Evening folks. I am so excited about my Sunday Poem this week that I can hardly bear to tell you any other news – then again, I haven’t got that much so that is ok!
On Friday I read at the Brewery Arts Centre with Gill Nicholson and Mark Carson – two lovely poet friends, who I realised as I got up to do my set, were at the first writing group I ever went to, so have the dubious honour of being some of the first people to ever see one of my poems. So this is all their fault, I think! Anyway, they were lovely and encouraging to me, so it was wonderful to read alongside them on Friday.
Pauline Yarwood, another lovely poet-friend was the MC for the night, and she did a great job – her introductions were warm and generous and full of enthusiasm for poetry, real enthusiasm, which as we all know is contagious and is what we need more of in the world.
I read some new poems and broke out from my usual set that I do from the pamphlet, which was both scary and liberating. Reading from the pamphlet is like putting on a pair of comfy shoes – I do the same poems in the same order – but Friday’s reading made me realise that it is ok to shake it up a little bit!
I have had a great week for selling books – I sold six on Thursday in Carlisle and the bookshop took five to sell, which I am very grateful for as it is hard to get my poor spineless pamphlets onto a shelf, and I sold six on Friday in Kendal and then two through my lovely paypal button on this blog this week which takes my grand total to 406 copies sold! Da da! I’ll let you all know again when/if I get to 500…..
But! Off this unimportant stuff – and lets face it – it is not that important really – not compared to finding a poem that makes you wish you had written it – that makes you read and re-read it to get to the heart of it, and then realise you won’t get to the heart of it, and that’s kind of the point…and I have such a poem as my Sunday poem this week!
When I was shortlisted for the Michael Marks a week or so ago, it jolted me into ordering some pamphlets that I’ve been meaning to order for ages. One of the other shortlisted poets was Chrissy Williams with her Happenstance pamphlet ‘Flying into the Bear’. I read the first poem, and became a bit besotted with it. Maybe it is because that bears slip in and out of Chrissy’s poems in the same way wolves lurk at the edges of mine – but it also has something to do with the beautiful language and the inner logic of the poem that holds it together against the more rational logic of the outside world.

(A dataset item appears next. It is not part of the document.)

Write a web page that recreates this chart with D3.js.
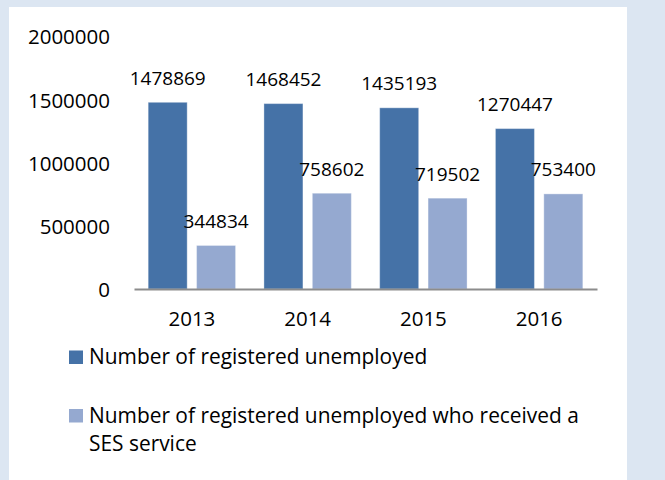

I feel I’m gushing too much, so I’m going to stop as I will be meeting Chrissy soon at the Michael Marks Awards and I don’t want her to think she has a crazy stalker – but you should really order the pamphlet – it’s exciting stuff. Some of it is bonkers – in a good way. There are a few bear poems – there are a few strangely shaped poems – this is not a pamphlet which will bore you – you will be entertained from cover to cover, I promise. An extra bonus – there is also a comic to go with this poem here: http://chrissywilliams.blogspot.co.uk/p/poems.html
Chrissy Williams lives in London and works at the Poetry Library and is half-Italian. She is also joint organiser of the annual Free Verse Poetry Book Fair and has been published in various poetry magazines and anthologies. You can order ‘Flying with the Bear at www.happenstancepress.com
I hope you enjoy – let me know what you think!
The Bear of the Artist – Chrissy Williams
I asked the artist to draw me a heart and instead he drew a bear.
I asked him, ‘What kind of heart is this?’ and he said, ‘It’s not
a heart at all.’
I asked him, ‘What kind of bear is this?’ and he said, ‘It’s not
a bear either.’
I asked him, ‘What kind of artist are you anyway?’ and he said,
‘I am the one who exists to put bears in your head, who exists
to put ideas in your head in place of bears, who mistrusts anyone
who tells you they know what kind of place the heart is,
the head, how it should look, what size, what stopping distance,
and as long as you keep me existing to put bears in your head
I will, because nights are getting shorter, and we’re all tired,
we’re all so tired, and everyone could use a bear sometimes,
everyone could use a wild bear, though they can be dangerous
and there’s nothing worse than a bear in the face, when it breaks
—always—remember how your bear breaks down
against the shore, the shore, the shore.’